TASK STATEMENT
Starting with the first line of the listing, quote each line exactly until and including the one with "const FONT = 'Liberation", leaving pictures out.

SUPPLIED DATA
------------------------------------------------

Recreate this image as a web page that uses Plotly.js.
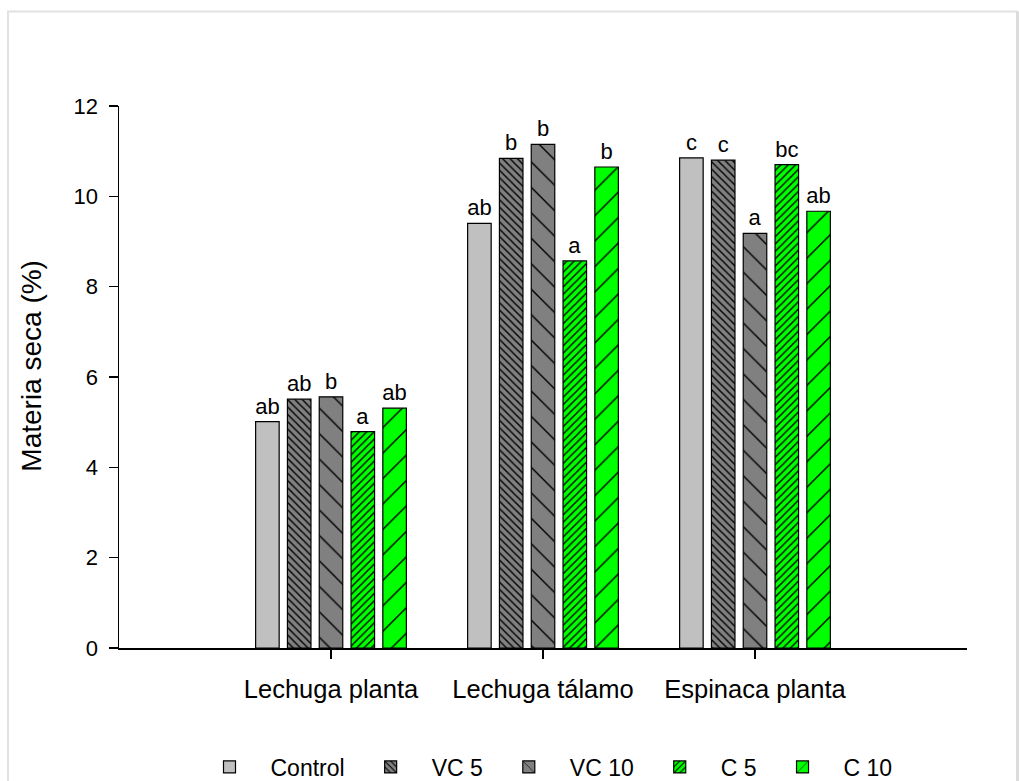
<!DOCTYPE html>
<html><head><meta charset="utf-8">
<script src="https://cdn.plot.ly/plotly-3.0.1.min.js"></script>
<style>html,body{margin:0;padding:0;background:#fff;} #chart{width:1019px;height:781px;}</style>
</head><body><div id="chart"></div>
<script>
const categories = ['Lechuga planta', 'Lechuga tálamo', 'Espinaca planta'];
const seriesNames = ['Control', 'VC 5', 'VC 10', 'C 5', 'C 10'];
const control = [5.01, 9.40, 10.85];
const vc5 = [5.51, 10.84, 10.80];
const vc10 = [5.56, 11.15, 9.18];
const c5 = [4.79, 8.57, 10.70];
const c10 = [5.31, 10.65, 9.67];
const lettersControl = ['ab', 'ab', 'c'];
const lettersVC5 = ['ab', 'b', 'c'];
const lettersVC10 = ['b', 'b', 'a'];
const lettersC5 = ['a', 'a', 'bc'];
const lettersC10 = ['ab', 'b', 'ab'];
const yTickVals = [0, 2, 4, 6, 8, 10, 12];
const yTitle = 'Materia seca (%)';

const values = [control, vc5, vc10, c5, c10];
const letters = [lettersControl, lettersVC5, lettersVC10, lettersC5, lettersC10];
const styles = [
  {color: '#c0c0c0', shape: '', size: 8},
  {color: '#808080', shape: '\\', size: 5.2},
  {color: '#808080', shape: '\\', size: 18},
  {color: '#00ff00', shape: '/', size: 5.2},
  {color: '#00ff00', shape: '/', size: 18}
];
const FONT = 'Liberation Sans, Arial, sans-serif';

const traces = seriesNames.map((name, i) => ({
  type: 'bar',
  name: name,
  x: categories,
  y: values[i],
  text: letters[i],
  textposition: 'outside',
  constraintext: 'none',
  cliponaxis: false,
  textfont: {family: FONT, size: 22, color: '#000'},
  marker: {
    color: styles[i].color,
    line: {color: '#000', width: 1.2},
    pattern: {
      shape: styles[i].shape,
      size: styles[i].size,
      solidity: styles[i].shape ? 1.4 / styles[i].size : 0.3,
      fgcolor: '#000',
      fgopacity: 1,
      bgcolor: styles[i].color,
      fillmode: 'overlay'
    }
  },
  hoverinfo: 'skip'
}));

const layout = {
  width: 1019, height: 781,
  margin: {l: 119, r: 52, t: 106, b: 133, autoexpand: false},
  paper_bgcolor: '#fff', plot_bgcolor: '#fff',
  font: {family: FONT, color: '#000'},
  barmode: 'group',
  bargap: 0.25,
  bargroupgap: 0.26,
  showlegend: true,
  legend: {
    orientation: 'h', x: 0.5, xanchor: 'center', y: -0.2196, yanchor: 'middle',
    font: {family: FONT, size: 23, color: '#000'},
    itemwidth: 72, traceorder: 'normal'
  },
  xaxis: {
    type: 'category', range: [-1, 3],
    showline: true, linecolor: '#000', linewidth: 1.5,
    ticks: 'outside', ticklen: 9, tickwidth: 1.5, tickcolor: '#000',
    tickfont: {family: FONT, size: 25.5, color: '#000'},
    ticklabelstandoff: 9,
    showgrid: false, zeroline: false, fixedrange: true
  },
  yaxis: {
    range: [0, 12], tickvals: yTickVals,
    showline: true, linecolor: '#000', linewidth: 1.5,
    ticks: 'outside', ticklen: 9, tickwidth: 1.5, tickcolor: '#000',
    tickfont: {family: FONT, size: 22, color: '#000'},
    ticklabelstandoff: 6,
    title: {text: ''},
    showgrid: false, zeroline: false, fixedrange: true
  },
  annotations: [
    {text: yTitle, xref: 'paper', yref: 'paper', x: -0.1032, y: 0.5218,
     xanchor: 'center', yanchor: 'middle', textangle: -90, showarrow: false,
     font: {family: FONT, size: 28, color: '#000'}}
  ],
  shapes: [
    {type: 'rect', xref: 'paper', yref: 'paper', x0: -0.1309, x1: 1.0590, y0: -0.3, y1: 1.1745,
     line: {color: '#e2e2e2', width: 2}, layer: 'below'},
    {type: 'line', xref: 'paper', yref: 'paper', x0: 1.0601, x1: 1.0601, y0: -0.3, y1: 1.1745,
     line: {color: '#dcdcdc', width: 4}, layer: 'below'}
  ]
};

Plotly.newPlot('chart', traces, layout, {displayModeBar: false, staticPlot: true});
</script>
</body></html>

------------------------------------------------

RESPONSE TO THIS TASK
Recreate this image as a web page that uses Plotly.js.
<!DOCTYPE html>
<html><head><meta charset="utf-8">
<script src="https://cdn.plot.ly/plotly-3.0.1.min.js"></script>
<style>html,body{margin:0;padding:0;background:#fff;} #chart{width:1019px;height:781px;}</style>
</head><body><div id="chart"></div>
<script>
const categories = ['Lechuga planta', 'Lechuga tálamo', 'Espinaca planta'];
const seriesNames = ['Control', 'VC 5', 'VC 10', 'C 5', 'C 10'];
const control = [5.01, 9.40, 10.85];
const vc5 = [5.51, 10.84, 10.80];
const vc10 = [5.56, 11.15, 9.18];
const c5 = [4.79, 8.57, 10.70];
const c10 = [5.31, 10.65, 9.67];
const lettersControl = ['ab', 'ab', 'c'];
const lettersVC5 = ['ab', 'b', 'c'];
const lettersVC10 = ['b', 'b', 'a'];
const lettersC5 = ['a', 'a', 'bc'];
const lettersC10 = ['ab', 'b', 'ab'];
const yTickVals = [0, 2, 4, 6, 8, 10, 12];
const yTitle = 'Materia seca (%)';

const values = [control, vc5, vc10, c5, c10];
const letters = [lettersControl, lettersVC5, lettersVC10, lettersC5, lettersC10];
const styles = [
  {color: '#c0c0c0', shape: '', size: 8},
  {color: '#808080', shape: '\\', size: 5.2},
  {color: '#808080', shape: '\\', size: 18},
  {color: '#00ff00', shape: '/', size: 5.2},
  {color: '#00ff00', shape: '/', size: 18}
];
const FONT = 'Liberation Sans, Arial, sans-serif';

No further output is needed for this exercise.